On this track... we will discuss three methods for helping students cope with doubts they may have regarding making a commitment to stand up to bullies. These methods are, Making a Commitment, Airing Doubts, and the Opposites technique.
Method #1: ‘Making a Commitment’
An example of a verbal commitment which I suggest to my clients is, "From this moment on, I will do my best to treat all my peers with complete respect, especially when they are acting their worst. I know I can do this by not taking meanness seriously, and talking only to the good part of people with compliments, questions, agreements, reversers, I-statements, feeding back, naming feelings, golden nuggets, tone twisters, disconnected comments, playing the game, blocks, and pushers."
My client James, age 9, admitted he felt nervous about making a verbal commitment to himself. James stated, "Does this mean if I’m not nice to bullies all the time, I’m breaking my commitment?"
I stated to James, "Well, the commitment states that you will do your best to be respectful. You might want to remind yourself that this commitment is a promise to always try. It is not a promise to always be respectful. Everybody does the best they can do under each circumstance. Try thinking of your commitment as a reminder that treating people with respect, even bullies, is how you want to act."
Clearly, inviting a client to make a verbal commitment to her or himself is also valuable, because this allows the client’s doubts to surface.
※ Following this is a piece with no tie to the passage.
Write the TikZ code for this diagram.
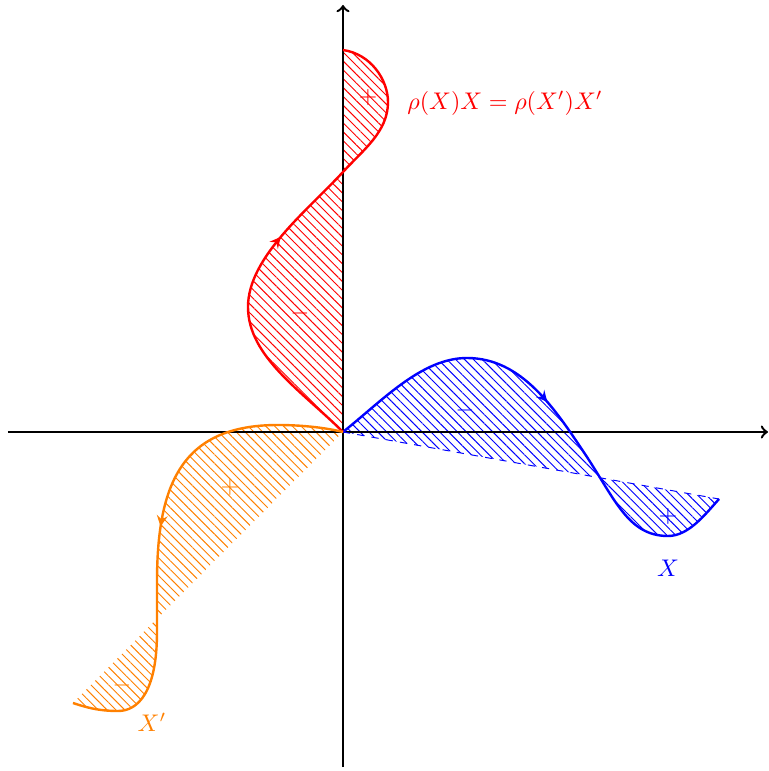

I stated to James, "When you read this commitment, you might start hearing some doubts come to your mind. They might sound like, ‘I’m not smart enough or brave enough to do that,’ or ‘what if I want to be mean myself?’ When I feel doubts like this, I try to remind myself that doubts are just old tape recordings that have gotten stuck in my brain and play very loudly."
James stated, "I feel like something’s stuck in my brain too. When I read that commitment, I just start thinking that it might not work, over and over again."
Method #2: Airing Doubts
Think of the technique you are currently using to help clients quiet their doubts. Would adding the Airing Doubts technique to the technique you are already using be helpful to your James?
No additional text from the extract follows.